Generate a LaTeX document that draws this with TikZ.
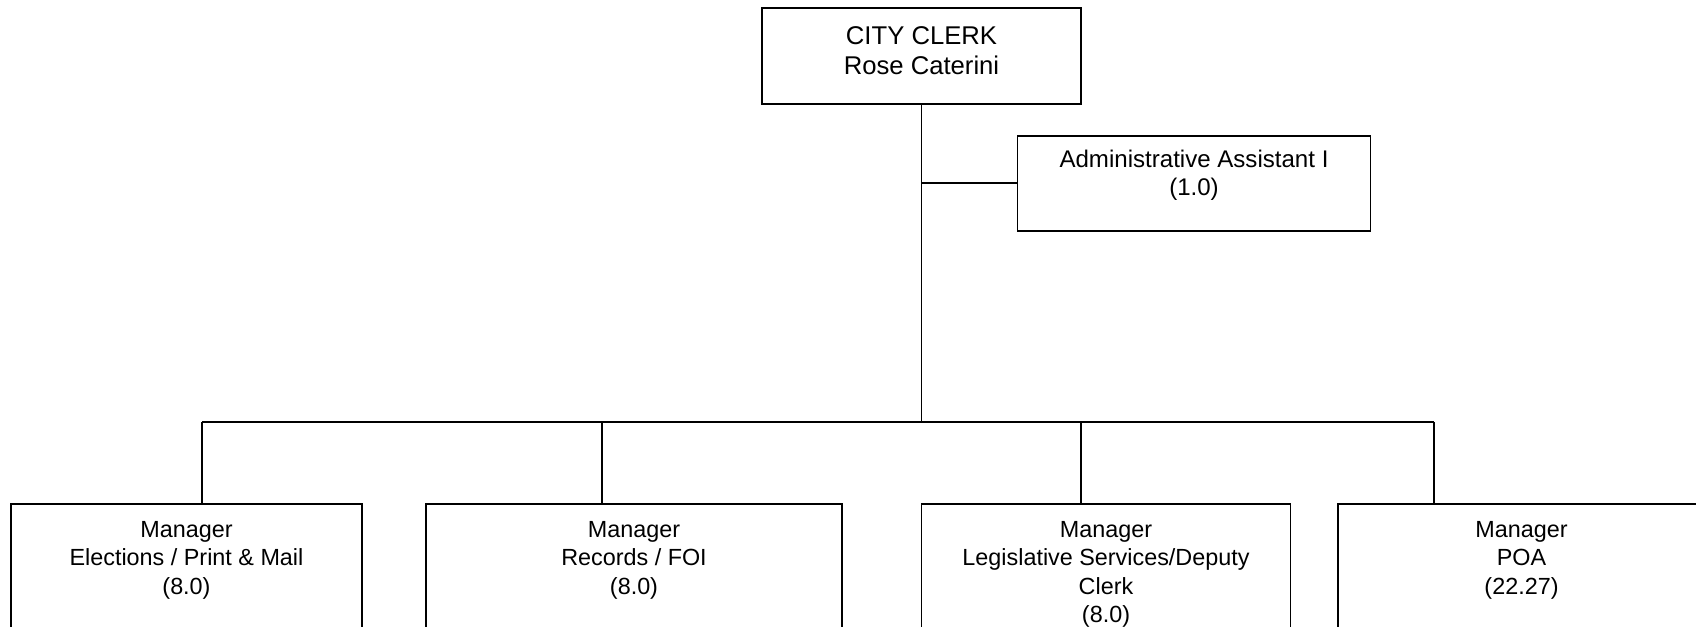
\documentclass[tikz,border=0pt]{standalone}
\usepackage{fontspec}
\setmainfont{Liberation Sans}
\usetikzlibrary{positioning,calc}

\begin{document}
\begin{tikzpicture}[line width=1.1pt,
    box/.style={draw, rectangle, anchor=north, align=center, inner ysep=0.34cm,
      text height=1.466cm, text depth=0.694cm,
      font=\fontsize{13.3pt}{16.1pt}\selectfont},
    fourlines/.style={text height=2.032cm, text depth=0.128cm},
    topbox/.style={box, inner ysep=0.36cm, text height=0.966cm, text depth=0.234cm,
      font=\fontsize{14.6pt}{17.1pt}\selectfont},
    sidebox/.style={box, inner ysep=0.294cm, text height=0.906cm, text depth=0.406cm,
      font=\fontsize{13.7pt}{16.1pt}\selectfont}]
  \useasboundingbox (0,0) rectangle (33.92,-12.54);
  \node[topbox, minimum width=6.38cm] (clerk) at (18.43,-0.14) {CITY CLERK\\Rose Caterini};
  \node[sidebox, minimum width=7.06cm] (asst) at (23.88,-2.70) {Administrative Assistant I\\(1.0)};
  \node[box, minimum width=7.03cm] (elec) at (3.73,-10.06) {Manager\\Elections / Print \& Mail\\(8.0)};
  \node[box, minimum width=8.31cm] (rec) at (12.68,-10.06) {Manager\\Records / FOI\\(8.0)};
  \node[box, fourlines, minimum width=7.38cm] (leg) at (22.12,-10.06) {Manager\\Legislative Services/Deputy\\Clerk\\(8.0)};
  \node[box, minimum width=7.34cm] (poa) at (30.43,-10.06) {Manager\\POA\\(22.27)};
  % lines
  \coordinate (bus) at (18.43,-8.44);
  \coordinate (d1) at (4.04,-8.44);
  \coordinate (d2) at (12.04,-8.44);
  \coordinate (d3) at (21.62,-8.44);
  \coordinate (d4) at (28.68,-8.44);
  \draw (clerk.south) -- (bus);
  \draw (asst.west) -- (asst.west -| clerk.south);
  \draw (d1) -- (d4);
  \foreach \d/\b in {d1/elec, d2/rec, d3/leg, d4/poa}
    \draw (\d) -- (\d |- \b.north);
\end{tikzpicture}
\end{document}
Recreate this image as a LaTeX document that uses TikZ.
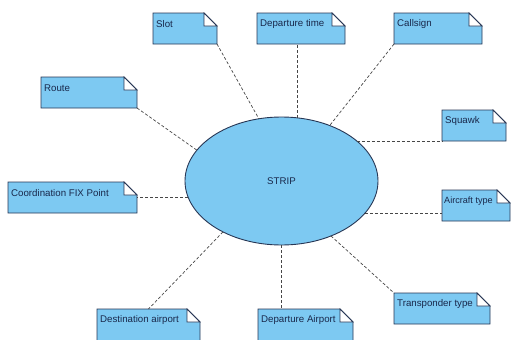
\documentclass[tikz,border=0pt]{standalone}
\usepackage{fontspec}
\setmainfont{Liberation Sans}
\usetikzlibrary{shapes.geometric,calc}
\definecolor{notefill}{RGB}{125,201,242}
\definecolor{noteline}{RGB}{40,55,85}
\definecolor{notetext}{RGB}{25,40,75}
\definecolor{linkcol}{RGB}{70,70,70}
\tikzset{
  notebox/.style={anchor=north west, inner sep=0pt, outer sep=0pt, minimum width=#1, minimum height=31pt},
  notebody/.style={fill=notefill, draw=noteline, line width=0.9pt, line join=miter},
  foldbody/.style={fill=white, draw=noteline, line width=0.8pt},
  notelabel/.style={anchor=west, inner sep=0pt, text=notetext, font=\fontsize{9.7}{11}\selectfont},
  link/.style={draw=linkcol, line width=0.7pt, dash pattern=on 3pt off 2pt},
  stripnode/.style={ellipse, fill=notefill, draw=noteline, line width=0.9pt, minimum width=193pt, minimum height=128pt, inner sep=0pt, outer sep=0pt, text=notetext, font=\fontsize{9.7}{11}\selectfont}
}
\begin{document}
\begin{tikzpicture}[x=1pt,y=-1pt]
\useasboundingbox (0,0) rectangle (512,340);
\clip (0,0) rectangle (512,340);
% note boxes (frames only)
\node[notebox=64pt]  (slot)   at (153,13)  {};
\node[notebox=88pt]  (deptime) at (257,13) {};
\node[notebox=88pt]  (callsign) at (394,13) {};
\node[notebox=96pt]  (route)  at (41,77)   {};
\node[notebox=129pt] (coord)  at (8,182)   {};
\node[notebox=64pt]  (squawk) at (442,110) {};
\node[notebox=68pt]  (actype) at (442,190) {};
\node[notebox=96pt]  (xpdr)   at (394,293) {};
\node[notebox=103pt, minimum height=40pt] (dest) at (97,309) {};
\node[notebox=95pt, minimum height=40pt]  (depap) at (258,309) {};
\foreach \n in {slot,deptime,callsign,route,coord,squawk,actype,xpdr,dest,depap}{
  \draw[notebody] (\n.north west) -- ([xshift=-13pt]\n.north east) -- ([yshift=-13pt]\n.north east) -- (\n.south east) -- (\n.south west) -- cycle;
  \draw[foldbody] ([xshift=-13pt]\n.north east) -- ([yshift=-13pt]\n.north east) -- ([xshift=-13pt,yshift=-13pt]\n.north east) -- cycle;
}
% labels
\node[notelabel] (slot-t)     at ([shift={(3pt,-11pt)}]slot.north west) {Slot};
\node[notelabel] (deptime-t)  at ([shift={(3pt,-11pt)}]deptime.north west) {Departure time};
\node[notelabel] (callsign-t) at ([shift={(3pt,-11pt)}]callsign.north west) {Callsign};
\node[notelabel] (route-t)    at ([shift={(3pt,-11pt)}]route.north west) {Route};
\node[notelabel] (coord-t)    at ([shift={(3pt,-11pt)}]coord.north west) {Coordination FIX Point};
\node[notelabel] (squawk-t)   at ([shift={(3pt,-11pt)}]squawk.north west) {Squawk};
\node[notelabel, font=\fontsize{9.1}{11}\selectfont] (actype-t) at ([shift={(2pt,-11pt)}]actype.north west) {Aircraft type};
\node[notelabel] (xpdr-t)     at ([shift={(3pt,-11pt)}]xpdr.north west) {Transponder type};
\node[notelabel] (dest-t)     at ([shift={(3pt,-11pt)}]dest.north west) {Destination airport};
\node[notelabel] (depap-t)    at ([shift={(3pt,-11pt)}]depap.north west) {Departure Airport};
% central ellipse
\node[stripnode] (strip) at (281.5,181) {STRIP};
% connectors
\draw[link] (slot.south east) -- (strip.110);
\draw[link] (strip.76) -- (strip.76 |- deptime.south);
\draw[link] (callsign.south west) -- (strip.49);
\draw[link] (route.south east) -- (strip.160);
\draw[link] (strip.190) -- (strip.190 -| coord.east);
\draw[link] (strip.28) -- (strip.28 -| squawk.west);
\draw[link] (strip.-21) -- (strip.-21 -| actype.west);
\draw[link] (strip.-48) -- (xpdr.north west);
\draw[link] (strip.south) -- (strip.south |- depap.north);
\draw[link] (strip.221) -- (dest.north);
\end{tikzpicture}
\end{document}
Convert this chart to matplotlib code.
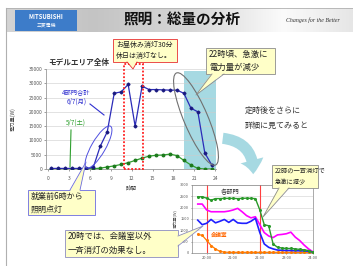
import numpy as np
import matplotlib
matplotlib.use('Agg')
import matplotlib.pyplot as plt
from matplotlib.patches import Rectangle, Ellipse, Polygon, FancyArrowPatch
from matplotlib.lines import Line2D
from matplotlib.colors import LinearSegmentedColormap

plt.rcParams['font.family'] = ['Noto Sans CJK JP', 'DejaVu Sans']

W, H = 353, 266

# ---------------- data ----------------
hours = [h + 0.5 for h in range(24)]
total_mon = [200, 200, 200, 200, 200, 200, 600, 8000, 13000, 26500, 27000, 29600,
             15000, 29000, 27800, 27800, 27700, 27600, 27600, 26500, 21300, 20000, 5600, 1400]
sat = [100, 100, 100, 100, 100, 100, 100, 300, 700, 1100, 1600, 2200,
       3000, 3800, 4500, 4800, 4900, 5200, 4700, 3000, 1400, 200, 0, 0]
main_xticks = [0, 3, 6, 9, 12, 15, 18, 21, 24]
main_yticks = [0, 5000, 10000, 15000, 20000, 25000, 30000, 35000]

inset_times = ["19:40", "19:50", "20:00", "20:10", "20:20", "20:30", "20:40", "20:50",
               "21:00", "21:10", "21:20", "21:30", "21:40", "21:50", "22:00", "22:10",
               "22:20", "22:30", "22:40", "22:50", "23:00", "23:10", "23:20", "23:30",
               "23:40", "23:50", "24:00"]
inset_green = [2480, 2480, 2420, 2330, 2400, 2400, 2410, 2410, 2410, 2400, 2410, 2420, 2410, 2400,
               1900, 1250, 1200, 400, 250, 220, 200, 200, 180, 160, 140, 110, 30]
inset_magenta = [2160, 2160, 1900, 1820, 1820, 1820, 1820, 1850, 1900, 1970, 1820, 1650, 1550, 1600,
                 1250, 900, 750, 680, 800, 820, 850, 920, 700, 550, 350, 180, 50]
inset_blue = [1450, 1250, 1310, 1480, 1330, 1400, 1480, 1350, 1480, 1330, 1310, 1310, 1400, 1530,
              900, 400, 250, 180, 130, 120, 110, 110, 100, 100, 90, 80, 40]
inset_orange = [820, 780, 560, 330, 180, 70, 40, 30, 30, 30, 30, 30, 30, 30,
                30, 30, 30, 30, 30, 30, 30, 30, 30, 30, 30, 30, 30]
inset_xticks = [20, 21, 22, 23, 24]
inset_xlabels = ["20:00", "21:00", "22:00", "23:00", "24:00"]
inset_yticks = [0, 500, 1000, 1500, 2000, 2500, 3000]

t_num = [int(s.split(':')[0]) + int(s.split(':')[1]) / 60 for s in inset_times]

FILL = '#ffffc8'


def px(x0, y0, x1, y1):
    return [x0 / W, 1 - y1 / H, (x1 - x0) / W, (y1 - y0) / H]


fig = plt.figure(figsize=(W / 100, H / 100), dpi=100)
fig.patch.set_facecolor('white')

# ---------------- main chart ----------------
ax = fig.add_axes(px(46, 69, 216, 169))
ax.set_xlim(-2 / 6.97, 168 / 6.97)
ax.set_ylim(0, 35000)
ax.set_axisbelow(True)
ax.axvspan(19.45, 24.1, ymin=0, ymax=0.98, color='#a6d9e2', zorder=0.3, lw=0)
ax.grid(axis='y', color='#cccccc', lw=0.4)
for s in ['top', 'right']:
    ax.spines[s].set_visible(False)
for s in ['left', 'bottom']:
    ax.spines[s].set_color('#999999')
    ax.spines[s].set_linewidth(0.6)
ax.set_xticks(main_xticks)
ax.set_yticks(main_yticks)
ax.tick_params(labelsize=3.5, length=1.2, width=0.4, colors='#555555', pad=1.5)
ax.tick_params(axis='x', pad=4)
ax.plot(hours, sat, color='#2e9e2e', lw=0.9, marker='o', ms=1.8,
        mfc='#1d7a1d', mec='#1d7a1d', zorder=3)
ax.plot(hours, total_mon, color='#2b2bb8', lw=0.9, marker='D', ms=1.5,
        mfc='#1a1a80', mec='#1a1a80', zorder=4)
ax.add_patch(Rectangle((10.85, 0), 2.85, 36600, fill=False, ec='#ff2020',
                       ls=(0, (1, 1)), lw=1.3, clip_on=False, zorder=5))
ax.set_ylabel('電力量(W)', fontsize=3.8, color='#444444', labelpad=5)
ax.yaxis.set_label_coords(-0.18, 0.5)
ax.set_xlabel('時間', fontsize=4, color='#444444', labelpad=2)

# ---------------- inset chart ----------------
ai = fig.add_axes(px(192, 185, 313, 253))
ai.set_xlim(19.45, 24.0)
ai.set_ylim(0, 3000)
ai.set_axisbelow(True)
ai.grid(axis='y', color='#d0d0d0', lw=0.4)
for s in ai.spines.values():
    s.set_color('#888888')
    s.set_linewidth(0.5)
ai.set_xticks(inset_xticks)
ai.set_xticklabels(inset_xlabels)
ai.set_yticks(inset_yticks)
ai.tick_params(labelsize=2.8, length=1.0, width=0.4, colors='#555555', pad=1.2)
ai.axvline(20, color='#ff4040', lw=0.8, zorder=2)
ai.axvline(22, color='#ff4040', lw=0.8, zorder=2)
ai.plot(t_num, inset_orange, color='#ff7a00', lw=0.9, marker='o', ms=1.2, zorder=3)
ai.plot(t_num, inset_magenta, color='#ff00ff', lw=1.2, zorder=4)
ai.plot(t_num, inset_blue, color='#2020ff', lw=1.2, zorder=5)
ai.plot(t_num, inset_green, color='#2a9a2a', lw=1.0, marker='o', ms=1.2, zorder=6)
ai.set_ylabel('電力量(W)', fontsize=3, color='#555555', labelpad=2)

# ---------------- overlay ----------------
ov = fig.add_axes([0, 0, 1, 1], zorder=10)
ov.patch.set_visible(False)
ov.axis('off')

cmap = LinearSegmentedColormap.from_list('ban', [(0, '#d4d4d4'), (0.25, '#c4c4c4'),
                                                  (0.55, '#d8d8d8'), (0.8, '#fbfbfb'),
                                                  (1, '#e6e6e6')])
grad = np.linspace(0, 1, 256).reshape(1, -1)
ov.imshow(grad, extent=[6, 353, 32, 8], aspect='auto', cmap=cmap, zorder=1)
ov.set_xlim(0, W)
ov.set_ylim(H, 0)
ov.add_line(Line2D([6, 6], [8, 266], color='#b0b0b0', lw=0.8))
ov.add_line(Line2D([6, 353], [8, 8], color='#b0b0b0', lw=0.6))

ov.add_patch(Rectangle((15, 10), 62, 21, fc='#3d7cc9', ec='none', zorder=2))
ov.text(46, 16.5, 'MITSUBISHI', color='white', fontsize=4.3, fontweight='bold',
        ha='center', va='center', zorder=3)
ov.text(46, 25, '三菱電機', color='white', fontsize=3.5, ha='center', va='center', zorder=3)
ov.text(182, 20, '照明：総量の分析', fontsize=10.5, fontweight='bold', color='#111111',
        ha='center', va='center', zorder=3)
ov.text(313, 20, 'Changes for the Better', fontsize=4.2, style='italic',
        family=['Liberation Serif', 'DejaVu Serif'], color='#333333',
        ha='center', va='center', zorder=3)

ov.text(48, 63, 'モデルエリア全体', fontsize=5.5, fontweight='bold', color='#333333',
        ha='left', va='center')
ov.text(76, 92, '4部門合計', fontsize=4.5, color='#3030d0', ha='center', va='center')
ov.text(77, 102, '6/7(月)', fontsize=4.5, color='#3030d0', ha='center', va='center')
ov.text(76, 123, '5/7(土)', fontsize=4.5, color='#30a030', ha='center', va='center')
ov.add_line(Line2D([90, 104], [104, 115], color='#3030d0', lw=0.8))
ov.add_line(Line2D([71, 70], [130, 167], color='#30a030', lw=0.8))

ov.add_patch(Ellipse((98.5, 147), 48, 14, angle=-60, fill=False, ec='#5050e0', lw=0.7))
ov.add_patch(Ellipse((196, 119), 100, 24, angle=67, fill=False, ec='#707070', lw=0.8))

ov.text(245, 110, '定時後をさらに', fontsize=5.8, color='#333333', ha='left', va='center')
ov.text(245, 125, '詳細に見てみると', fontsize=5.8, color='#333333', ha='left', va='center')

ov.add_patch(FancyArrowPatch((220, 138), (253, 177), connectionstyle='arc3,rad=-0.5',
                             arrowstyle='simple,head_length=1.0,head_width=1.7,tail_width=0.8',
                             mutation_scale=10, fc='#a6d9e2', ec='none', zorder=5))

ov.text(230, 192, '各部門', fontsize=4.5, color='#333333', ha='center', va='center', zorder=6)
ov.text(219, 235, '会議室', fontsize=4, color='#ff6600', fontweight='bold',
        ha='center', va='center', zorder=6)


def callout(box, base, tip, ec, lines, fs, inward):
    x0, y0, x1, y1 = box
    ov.add_patch(Rectangle((x0, y0), x1 - x0, y1 - y0, fc=FILL, ec=ec, lw=0.6, zorder=20))
    b0 = (base[0][0] + inward[0], base[0][1] + inward[1])
    b1 = (base[1][0] + inward[0], base[1][1] + inward[1])
    ov.add_patch(Polygon([b0, tip, b1], closed=True, fc=FILL, ec='none', zorder=21))
    ov.add_line(Line2D([base[0][0], tip[0], base[1][0]], [base[0][1], tip[1], base[1][1]],
                       color=ec, lw=0.6, zorder=22))
    n = len(lines)
    for i, l in enumerate(lines):
        ov.text(x0 + 3, y0 + (y1 - y0) * (i + 0.5) / n, l, fontsize=fs, color='#222222',
                ha='left', va='center', zorder=23)


callout((113, 39, 177, 62), [(127, 62), (137, 62)], (133, 69), '#e83030',
        ['お昼休み消灯30分', '休日は消灯なし。'], 5.0, (0, -1))
callout((206, 48, 275, 74), [(212, 74), (224, 74)], (196, 95), '#8c8c8c',
        ['22時頃、急激に', '電力量が減少'], 6.0, (0, -1))
callout((28, 190, 95, 215), [(70, 190), (80, 190)], (86, 162), '#6a6ae0',
        ['就業前6時から', '照明点灯'], 5.8, (0, 1))
callout((65, 230, 178, 257), [(178, 236), (178, 246)], (203, 226), '#8c8cc0',
        ['20時では、会議室以外', '一斉消灯の効果なし。'], 6.0, (-1, 0))
callout((272, 165, 318, 188), [(279, 188), (289, 188)], (263, 217), '#8c8c8c',
        ['22時の一斉消灯で', '急激に減少'], 4.5, (0, -1))

fig.savefig('out.png', dpi=100)
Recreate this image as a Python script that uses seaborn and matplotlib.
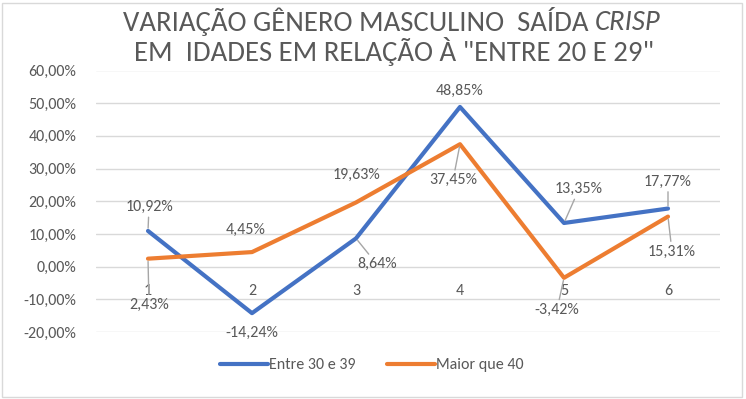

::::::

* _Written instruction_: Where a line in the material above holds "matplotlib", copy that line.

* _Finished exercise_:
Convert this chart to matplotlib code.
import matplotlib
matplotlib.use('Agg')
import matplotlib.pyplot as plt
from matplotlib.patches import Rectangle, Ellipse, Polygon, FancyArrowPatch
from matplotlib.lines import Line2D
from matplotlib.colors import LinearSegmentedColormap
Recreate this image as a Python script that uses seaborn and matplotlib.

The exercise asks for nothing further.